When big ships like Westerdam call list Waterford as a port of call they’re really stopping at Dunmore East, a small village with a picturesque harbor that’s about a 30-plus minute drive from the bigger city.
It’s also a bit of a hassle from the ship as this is a tender port, which means Westerdam doesn’t dock in town; it anchors out in the harbor and transports passengers via tenders, also known as lifeboats. That adds another 45 minutes or so to the journey (leaving time to queue on either end and then the 20 minute, very beautiful ride to the town dock).
Dunmore East, which sits high on craggy rock cliffs, looks sweet and charming but there are few shops or services here (I did learn that Powers is the pub to visit but alas, no time). To get to Waterford itself you can take a taxi for about 25 Euro or, as the region laid on a shuttle, pay 4 Euro each way to ride a motorcoach; you’re dropped right by the slick and splashy tourist center.
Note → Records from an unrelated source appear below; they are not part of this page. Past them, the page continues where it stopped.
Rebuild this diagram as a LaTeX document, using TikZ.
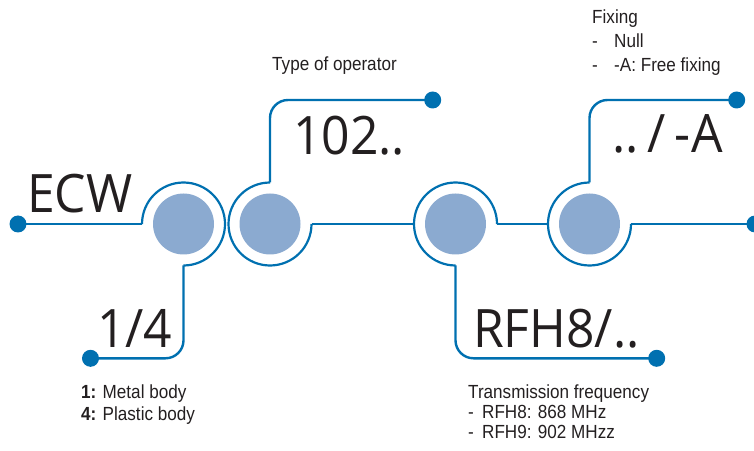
\documentclass[tikz,border=0pt]{standalone}
\usepackage{fontspec}
\setmainfont{Open Sans}
\newfontfamily\bigfont[FakeStretch=0.94]{Open Sans}
\newfontfamily\condfont[FakeStretch=0.9]{Liberation Sans}
\definecolor{lineblue}{RGB}{0,112,176}
\definecolor{discfill}{RGB}{139,170,208}
\definecolor{txt}{RGB}{35,31,32}
\begin{document}
\begin{tikzpicture}[x=1pt,y=1pt,
  conn/.style={draw=lineblue,line width=2.4pt},
  ring/.style={draw=lineblue,line width=2.2pt},
  elbow/.style={conn,rounded corners=18pt},
  enddot/.style={circle,fill=lineblue,inner sep=0pt,minimum size=17pt},
  disc/.style={circle,fill=discfill,inner sep=0pt,minimum size=61pt},
  big/.style={font=\bigfont\fontsize{53}{60}\selectfont,text=txt,inner sep=0pt,anchor=base west},
  small/.style={font=\condfont\fontsize{19}{22}\selectfont,text=txt,inner sep=0pt,anchor=base west}]
\useasboundingbox (0,0) rectangle (754,450);
% discs
\node[disc] (c1) at (183.5,226) {};
\node[disc] (c2) at (270,226) {};
\node[disc] (c3) at (455.5,226) {};
\node[disc] (c4) at (589.5,226) {};
% end dots
\node[enddot] (d1) at (18,226) {};
\node[enddot] (d2) at (90.5,91.7) {};
\node[enddot] (d3) at (432.7,350) {};
\node[enddot] (d4) at (656.7,91.7) {};
\node[enddot] (d5) at (736.7,350) {};
\node[enddot] (d6) at (755,226) {};
% rings
\draw[ring] ([xshift=-41.5pt]c1.center) arc[start angle=180,end angle=-90,radius=41.5pt];
\draw[ring] ([yshift=41.5pt]c2.center) arc[start angle=90,end angle=360,radius=41.5pt];
\draw[ring] ([xshift=41.5pt]c3.center) arc[start angle=0,end angle=270,radius=41.5pt];
\draw[ring] ([yshift=41.5pt]c4.center) arc[start angle=90,end angle=360,radius=41.5pt];
% connectors
\draw[conn] (d1.center) -- ([xshift=-41.5pt]c1.center);
\draw[elbow] ([yshift=-41.5pt]c1.center) |- (d2.center);
\draw[elbow] ([yshift=41.5pt]c2.center) |- (d3.center);
\draw[conn] ([xshift=41.5pt]c2.center) -- ([xshift=-41.5pt]c3.center);
\draw[conn] ([xshift=41.5pt]c3.center) -- ([xshift=-41.5pt]c4.center);
\draw[elbow] ([yshift=-41.5pt]c3.center) |- (d4.center);
\draw[elbow] ([yshift=41.5pt]c4.center) |- (d5.center);
\draw[conn] ([xshift=41.5pt]c4.center) -- (d6.center);
% big labels
\node[big] (ecw) at (27,237) {ECW};
\node[big] (op) at (293,295) {102..};
\node[big] (body) at (97,103) {1/4};
\node[big] (freq) at (473,103) {RFH8/..};
\node[big] (fix) at (612,297) {..\hspace{9pt}/\hspace{9pt}-A};
% small labels
\node[small] (optitle) at (272,379) {Type of operator};
\node[small] (fixtitle) at (592,426) {Fixing};
\node[small] (fix1) at (592,402) {\makebox[22pt][l]{-}Null};
\node[small] (fix2) at (592,378) {\makebox[22pt][l]{-}-A: Free fixing};
\node[small] (body1) at (81,52) {\textbf{1:} Metal body};
\node[small] (body2) at (81,30) {\textbf{4:} Plastic body};
\node[small] (freqtitle) at (468,52) {Transmission frequency};
\node[small] (freq1) at (468,32) {\makebox[14pt][l]{-}RFH8: 868 MHz};
\node[small] (freq2) at (468,12) {\makebox[14pt][l]{-}RFH9: 902 MHzz};
\end{tikzpicture}
\end{document}
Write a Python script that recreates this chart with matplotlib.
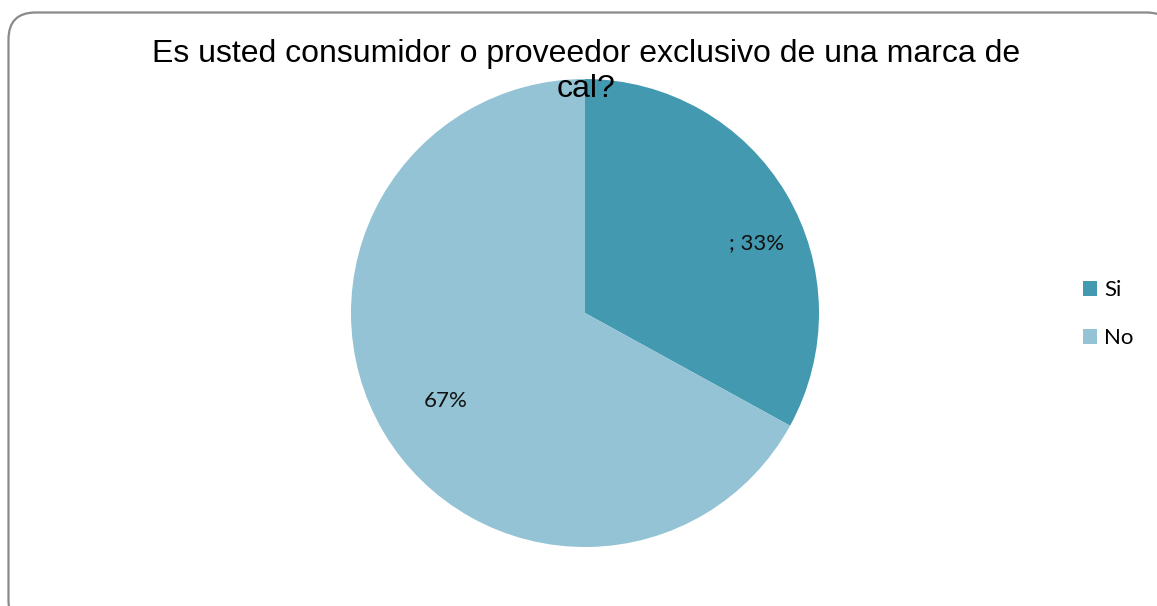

It’s got a museum, a few shops and a cafe.
For a long time Waterford’s claim to fame is of course the presence of the mighty Waterford Crystal factory. The company was sold and most operations moved away (some pieces, particularly large commissions and trophies and such, are still made here), but that’s left the city with a marketing challenge. Though it’s got quite a lot of history – dating back well before the year I was born! – its 17th century history is the most evident, lying at the bank of the River Suir (particularly notable are restored parts of a medieval wall).
It’s clear too, on this short visit that even beyond the significant loss of much of the crystal industry, Waterford has really struggled with the recession.
Here are some snaps from the day:
Unusually for a town of Waterford’s relatively small size, it’s got two cathedrals. Even more unusually, the Anglican Christ Church Cathedral and the Catholic Cathedral of the Most Holy Trinity were designed by the same architect. The former, pictured here, is one of the most beautiful, in a simple way, Anglican churches I’ve ever seen; walls are a buttercream color and it oozes peace and serenity. Holy Trinity is also simple in its own way (having just come off a trip to Italy, where churches are crammed with art and artifacts, it’s really really plain!), and is also beautiful but a bit moodier.
You can see a number of deserted storefronts throughout the city’s retail area, but what I liked most about the shops is that so many had a local feel to them. You could find a handful of High Street chains like Debenhams, Monsoon, Boots and Next but they weren’t overpowering.
This sign, in Kilo’s Food Store, is pretty self-explanatory, don’t you think?!
The Hemporium purports to be a wacky, 1960s-like counterculture boutique with a “name your own price” bong collection and packaged herbs with brand names like Doobies that, according to the shop girl, are ersatz versions that have the same effect as the real thing.
Ireland of course is a country of readers and there’s no shortage of them here in Waterford. I don’t know though, this fantastic bookstore (with coffee bar and gift shop) has made it so comfortable to sit and stay for awhile, it feels more like a really swell library than a commercial enterprise.
One of the city’s best restaurants is La Boheme which alas, wasn’t open for lunch. But L’Atmosphere, a French country bistro, was – and it was magnificent (the duck confit, served in an iron pot, was superb).
The House of Waterford Crystal is described as a “fascinating visitor centre and crystal factory tour and an opulent retail store housing the largest collection of Waterford Crystal”.
To me it felt like a tourist trap with little authenticity (but a very nice loo if you need one) and very high prices on the crystal. When I popped in it seemed as if half the passengers from Westerdam were mingling around (most of whom were on shore tours).
We’re heading back to Westerdam from East Dunmore across a pretty rocky bay with swells so deep you expected wavelets to break into the tender. Alas, the ride was dry if a bit of a roller coaster and we set off this evening, under gloomy skies (that seem to be sticking with us).